PROVIDED DATA.

>> start

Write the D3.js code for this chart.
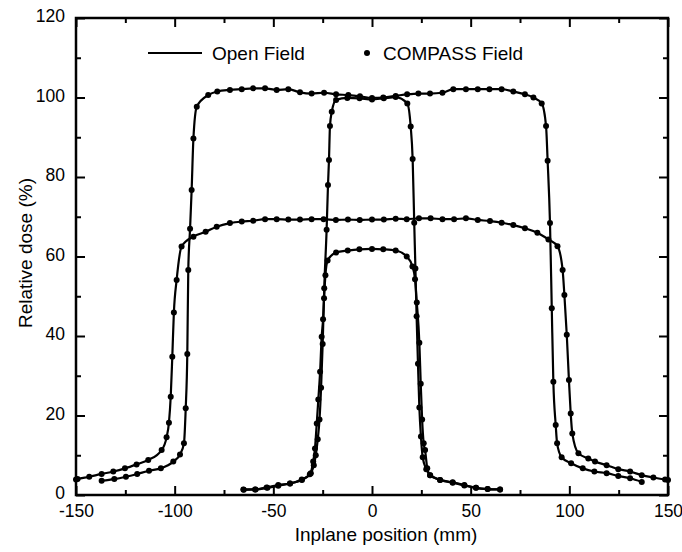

>> end
>> start

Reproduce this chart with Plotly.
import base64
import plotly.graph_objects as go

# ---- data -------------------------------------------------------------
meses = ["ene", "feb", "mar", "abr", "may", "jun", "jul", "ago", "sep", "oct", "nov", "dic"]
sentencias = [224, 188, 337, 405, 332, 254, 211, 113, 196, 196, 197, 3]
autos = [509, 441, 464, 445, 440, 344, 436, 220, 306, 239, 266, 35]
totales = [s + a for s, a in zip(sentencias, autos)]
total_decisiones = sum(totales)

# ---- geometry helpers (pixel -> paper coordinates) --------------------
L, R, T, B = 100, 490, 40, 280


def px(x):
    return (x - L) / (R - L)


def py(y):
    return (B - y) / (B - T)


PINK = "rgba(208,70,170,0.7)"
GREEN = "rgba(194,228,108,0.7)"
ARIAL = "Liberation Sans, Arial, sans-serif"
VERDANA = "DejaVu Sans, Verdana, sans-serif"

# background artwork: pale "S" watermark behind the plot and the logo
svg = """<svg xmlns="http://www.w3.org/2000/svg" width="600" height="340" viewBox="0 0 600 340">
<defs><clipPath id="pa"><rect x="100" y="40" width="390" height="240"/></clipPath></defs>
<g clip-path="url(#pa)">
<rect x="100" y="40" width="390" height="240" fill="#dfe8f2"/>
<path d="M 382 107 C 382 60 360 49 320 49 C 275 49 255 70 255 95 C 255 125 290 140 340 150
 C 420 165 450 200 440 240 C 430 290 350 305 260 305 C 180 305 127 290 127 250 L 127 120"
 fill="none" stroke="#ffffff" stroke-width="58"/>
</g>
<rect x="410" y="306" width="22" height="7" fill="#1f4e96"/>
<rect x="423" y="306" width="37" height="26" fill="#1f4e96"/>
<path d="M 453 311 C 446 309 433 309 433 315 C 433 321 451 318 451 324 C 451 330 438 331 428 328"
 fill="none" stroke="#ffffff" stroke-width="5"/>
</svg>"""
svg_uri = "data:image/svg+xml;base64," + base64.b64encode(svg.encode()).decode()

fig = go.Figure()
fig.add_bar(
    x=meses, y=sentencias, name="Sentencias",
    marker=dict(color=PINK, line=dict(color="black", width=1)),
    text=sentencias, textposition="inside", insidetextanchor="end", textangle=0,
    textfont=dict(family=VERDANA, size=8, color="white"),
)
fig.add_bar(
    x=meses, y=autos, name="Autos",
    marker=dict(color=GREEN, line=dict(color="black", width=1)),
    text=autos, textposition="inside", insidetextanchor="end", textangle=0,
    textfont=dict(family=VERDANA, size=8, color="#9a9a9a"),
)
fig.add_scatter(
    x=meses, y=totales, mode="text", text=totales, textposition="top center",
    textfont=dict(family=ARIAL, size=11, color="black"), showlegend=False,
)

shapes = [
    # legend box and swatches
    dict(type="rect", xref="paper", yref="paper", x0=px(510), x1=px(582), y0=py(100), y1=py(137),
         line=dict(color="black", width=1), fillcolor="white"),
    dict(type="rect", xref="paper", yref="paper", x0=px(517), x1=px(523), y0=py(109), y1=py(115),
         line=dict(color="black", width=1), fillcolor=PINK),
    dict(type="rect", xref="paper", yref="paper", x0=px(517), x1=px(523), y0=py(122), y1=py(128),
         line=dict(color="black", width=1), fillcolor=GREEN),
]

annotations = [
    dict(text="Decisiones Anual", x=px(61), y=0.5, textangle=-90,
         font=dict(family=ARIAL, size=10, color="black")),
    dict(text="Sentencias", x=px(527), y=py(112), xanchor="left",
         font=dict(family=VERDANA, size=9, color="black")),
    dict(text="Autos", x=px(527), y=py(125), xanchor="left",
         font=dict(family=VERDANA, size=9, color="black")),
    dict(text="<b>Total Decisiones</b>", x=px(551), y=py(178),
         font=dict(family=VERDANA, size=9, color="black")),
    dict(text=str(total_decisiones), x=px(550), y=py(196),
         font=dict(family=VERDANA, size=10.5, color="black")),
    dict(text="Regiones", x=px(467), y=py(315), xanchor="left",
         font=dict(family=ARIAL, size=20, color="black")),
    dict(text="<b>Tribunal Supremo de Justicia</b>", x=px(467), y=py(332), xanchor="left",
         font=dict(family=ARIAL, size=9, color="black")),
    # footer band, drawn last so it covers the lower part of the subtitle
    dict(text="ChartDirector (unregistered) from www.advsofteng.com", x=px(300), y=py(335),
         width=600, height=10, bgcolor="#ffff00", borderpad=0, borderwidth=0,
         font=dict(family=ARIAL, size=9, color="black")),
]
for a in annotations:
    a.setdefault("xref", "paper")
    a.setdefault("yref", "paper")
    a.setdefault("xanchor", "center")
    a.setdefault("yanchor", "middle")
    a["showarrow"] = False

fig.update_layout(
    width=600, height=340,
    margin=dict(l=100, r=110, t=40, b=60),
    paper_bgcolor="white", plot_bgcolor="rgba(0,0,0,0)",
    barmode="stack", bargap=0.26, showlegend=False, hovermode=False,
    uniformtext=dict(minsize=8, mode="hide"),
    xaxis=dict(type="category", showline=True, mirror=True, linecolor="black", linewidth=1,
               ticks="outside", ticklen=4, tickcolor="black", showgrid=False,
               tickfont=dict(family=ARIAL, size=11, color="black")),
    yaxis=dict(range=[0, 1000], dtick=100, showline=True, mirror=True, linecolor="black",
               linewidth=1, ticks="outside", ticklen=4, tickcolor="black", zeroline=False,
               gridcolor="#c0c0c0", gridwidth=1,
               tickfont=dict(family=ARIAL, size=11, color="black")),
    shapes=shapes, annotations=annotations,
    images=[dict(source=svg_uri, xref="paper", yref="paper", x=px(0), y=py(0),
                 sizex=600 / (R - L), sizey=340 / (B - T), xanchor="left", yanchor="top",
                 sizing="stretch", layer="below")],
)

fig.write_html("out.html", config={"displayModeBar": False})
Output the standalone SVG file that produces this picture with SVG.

>> end
>> start

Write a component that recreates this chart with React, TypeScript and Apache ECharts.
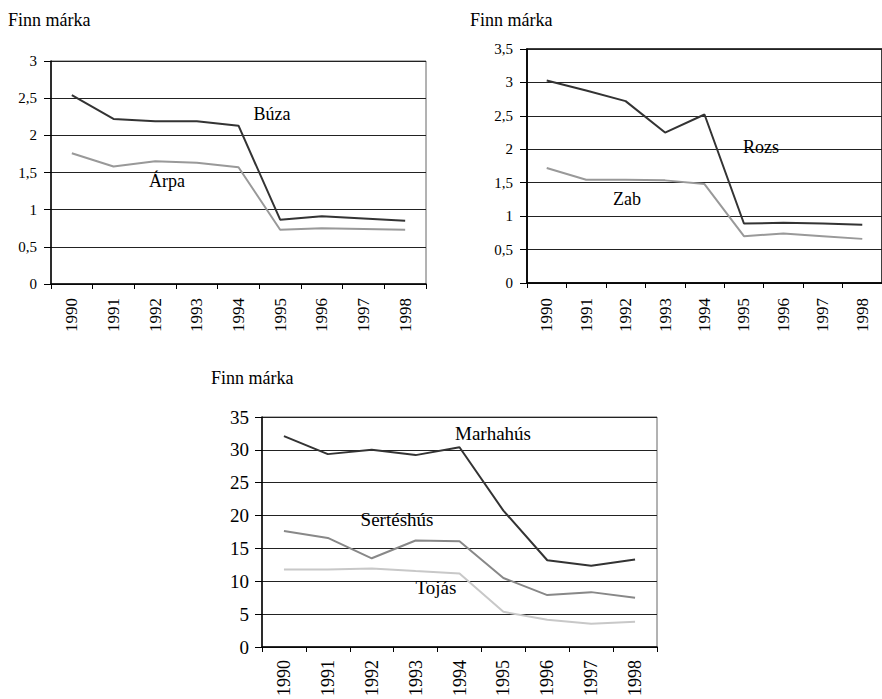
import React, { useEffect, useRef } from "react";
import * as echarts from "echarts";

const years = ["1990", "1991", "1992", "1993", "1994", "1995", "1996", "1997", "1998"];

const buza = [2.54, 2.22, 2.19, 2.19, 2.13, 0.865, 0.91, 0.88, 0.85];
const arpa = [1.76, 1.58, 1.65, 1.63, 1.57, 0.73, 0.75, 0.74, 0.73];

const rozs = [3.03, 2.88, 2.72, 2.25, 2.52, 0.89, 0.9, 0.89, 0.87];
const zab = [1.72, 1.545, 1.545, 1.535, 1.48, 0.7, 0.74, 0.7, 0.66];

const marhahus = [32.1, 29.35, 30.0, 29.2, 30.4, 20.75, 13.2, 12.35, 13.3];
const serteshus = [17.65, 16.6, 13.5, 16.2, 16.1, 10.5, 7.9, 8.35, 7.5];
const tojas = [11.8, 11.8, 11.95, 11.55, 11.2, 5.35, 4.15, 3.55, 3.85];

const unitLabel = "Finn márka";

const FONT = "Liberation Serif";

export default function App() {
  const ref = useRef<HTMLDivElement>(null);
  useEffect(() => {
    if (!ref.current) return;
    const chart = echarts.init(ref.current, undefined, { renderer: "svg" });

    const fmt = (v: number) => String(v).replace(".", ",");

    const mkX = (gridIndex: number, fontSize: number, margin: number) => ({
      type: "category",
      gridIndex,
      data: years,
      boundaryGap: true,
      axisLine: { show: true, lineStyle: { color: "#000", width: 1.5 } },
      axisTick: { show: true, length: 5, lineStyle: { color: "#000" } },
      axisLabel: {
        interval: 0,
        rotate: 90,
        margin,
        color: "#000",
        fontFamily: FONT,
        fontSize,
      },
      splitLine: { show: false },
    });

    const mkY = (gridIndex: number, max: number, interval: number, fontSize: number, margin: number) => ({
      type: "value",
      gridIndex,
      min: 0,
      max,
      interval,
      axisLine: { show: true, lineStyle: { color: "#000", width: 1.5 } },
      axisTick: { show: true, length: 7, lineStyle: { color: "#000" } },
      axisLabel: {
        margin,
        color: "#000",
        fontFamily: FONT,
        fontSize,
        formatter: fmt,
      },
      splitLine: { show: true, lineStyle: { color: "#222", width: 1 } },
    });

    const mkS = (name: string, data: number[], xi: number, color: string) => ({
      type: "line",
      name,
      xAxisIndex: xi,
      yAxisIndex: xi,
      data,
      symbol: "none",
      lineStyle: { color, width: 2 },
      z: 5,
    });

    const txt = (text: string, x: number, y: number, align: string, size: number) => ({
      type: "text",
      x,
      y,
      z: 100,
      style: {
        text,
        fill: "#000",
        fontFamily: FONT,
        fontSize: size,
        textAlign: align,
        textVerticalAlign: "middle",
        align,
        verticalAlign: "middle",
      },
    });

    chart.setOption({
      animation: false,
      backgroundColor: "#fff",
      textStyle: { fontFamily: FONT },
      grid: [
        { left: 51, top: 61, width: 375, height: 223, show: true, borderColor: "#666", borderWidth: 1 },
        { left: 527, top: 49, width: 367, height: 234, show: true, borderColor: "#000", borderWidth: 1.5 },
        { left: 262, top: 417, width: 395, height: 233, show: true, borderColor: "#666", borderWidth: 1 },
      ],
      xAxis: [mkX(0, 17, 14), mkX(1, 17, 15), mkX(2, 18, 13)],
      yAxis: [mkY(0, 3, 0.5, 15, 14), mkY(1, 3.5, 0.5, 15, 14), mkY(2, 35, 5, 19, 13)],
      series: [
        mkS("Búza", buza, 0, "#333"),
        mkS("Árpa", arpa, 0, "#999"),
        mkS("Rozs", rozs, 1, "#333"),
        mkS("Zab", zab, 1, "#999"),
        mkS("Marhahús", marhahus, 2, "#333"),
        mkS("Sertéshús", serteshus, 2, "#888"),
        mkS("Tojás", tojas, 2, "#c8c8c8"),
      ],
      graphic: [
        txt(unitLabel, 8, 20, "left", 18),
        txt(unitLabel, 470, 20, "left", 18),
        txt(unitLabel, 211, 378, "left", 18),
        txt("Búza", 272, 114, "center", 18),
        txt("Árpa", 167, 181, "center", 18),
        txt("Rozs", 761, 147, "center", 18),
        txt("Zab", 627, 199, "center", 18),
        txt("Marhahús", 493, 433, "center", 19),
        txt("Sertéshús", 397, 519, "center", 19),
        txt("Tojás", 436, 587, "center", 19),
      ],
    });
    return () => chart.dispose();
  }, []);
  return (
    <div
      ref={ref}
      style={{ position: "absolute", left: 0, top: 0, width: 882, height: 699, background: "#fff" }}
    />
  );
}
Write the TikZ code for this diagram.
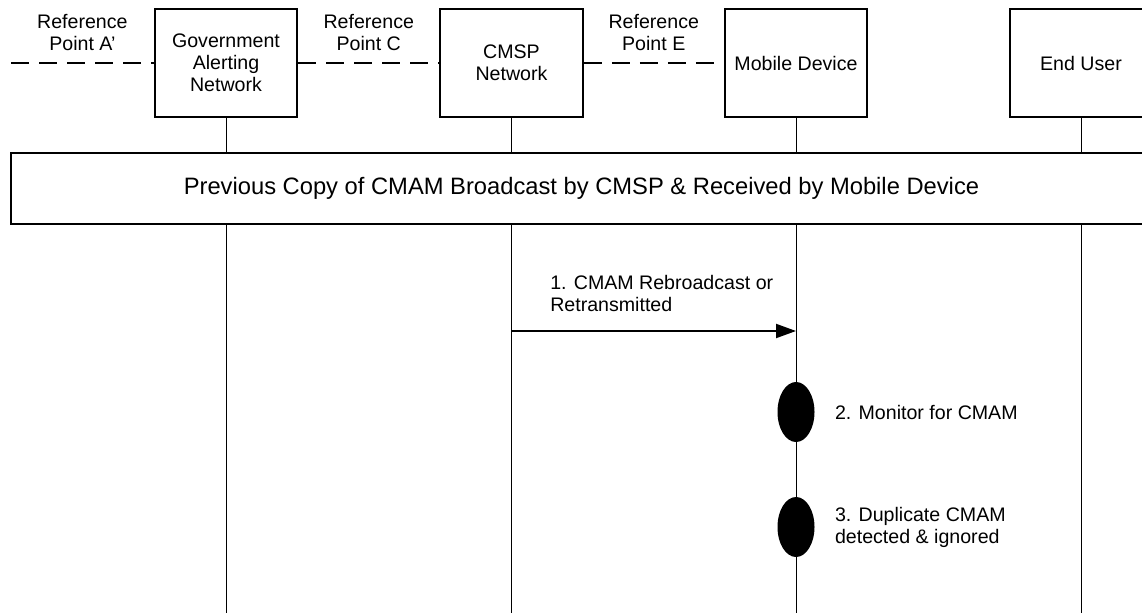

>> end

THE EXERCISE. Solely the line containing "Reproduce this chart with Plotly.", the line containing "total_decisiones = sum(totales)", and the lines between them are to be given again, exactly as written.

TASK RESULT.
Reproduce this chart with Plotly.
import base64
import plotly.graph_objects as go

# ---- data -------------------------------------------------------------
meses = ["ene", "feb", "mar", "abr", "may", "jun", "jul", "ago", "sep", "oct", "nov", "dic"]
sentencias = [224, 188, 337, 405, 332, 254, 211, 113, 196, 196, 197, 3]
autos = [509, 441, 464, 445, 440, 344, 436, 220, 306, 239, 266, 35]
totales = [s + a for s, a in zip(sentencias, autos)]
total_decisiones = sum(totales)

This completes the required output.